Fogarty liked the way Daniells battled back from a mistake in the first period.

“He had a bad turnover on that second goal and we discussed that,” said Fogarty. “We believe in him, we threw him right back out there. He is still learning but he is doing a great job as a first year player.”

As for Carabin, Fogarty was glad to see him back on the ice after being sidelined recently due to injury.

“He was good, we lost Nicky with the rib injury after the Union game; he tried to play against RPI and he couldn’t do it,” said Fogarty. “He helps out on the power play. As a senior who is an all-around defenseman, we really need him in the lineup.”

Senior forward Seitz helped trigger the Tiger offense against Harvard, picking up three assists.

“He was playing with an injury the first half of the year, the break for him was really good,” said Fogarty. “He’s back and closer to 100 percent than he was. It was one of those injuries that were nagging, you can see the change of pace in his game.”

The trio of Seitz, sophomore Ezman, and freshman Joshua Karnish has been picking up the pace as they develop a chemistry.

“I thought that line was really good, that line brings a lot of speed,” said Fogarty. “If that is our third line, that is a pretty good third line.
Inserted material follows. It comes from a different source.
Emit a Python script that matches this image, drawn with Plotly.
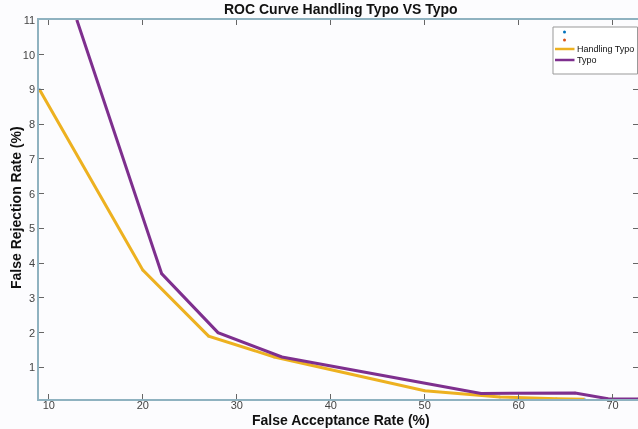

They are fast and they are tenacious.”

With Princeton playing a two-game set at No. 17 New Hampshire (9-5-1) on January 5 and 6, Fogarty is looking for the Tigers to keep showing tenacity collectively.

“This is our second segment and we are 2-0-1 in this segment of the 10 games,” said Fogarty. “Now we are going to enter a pretty good gauntlet here, playing a lot of road games. We have got to play smart hockey.”

Daniells believes that Princeton can build on the win over Harvard.

“It is a confidence builder for the whole team,” said Daniells. “We can play with swagger now and that will serve us well moving forward.”

Carabin, for his part, is confident that the Tigers will keep moving in the right direction.

“We have a big team coming up in UNH with two back-to-back against them,” said Carabin. “Hopefully we can keep this rolling through them and into Quinnipiac.”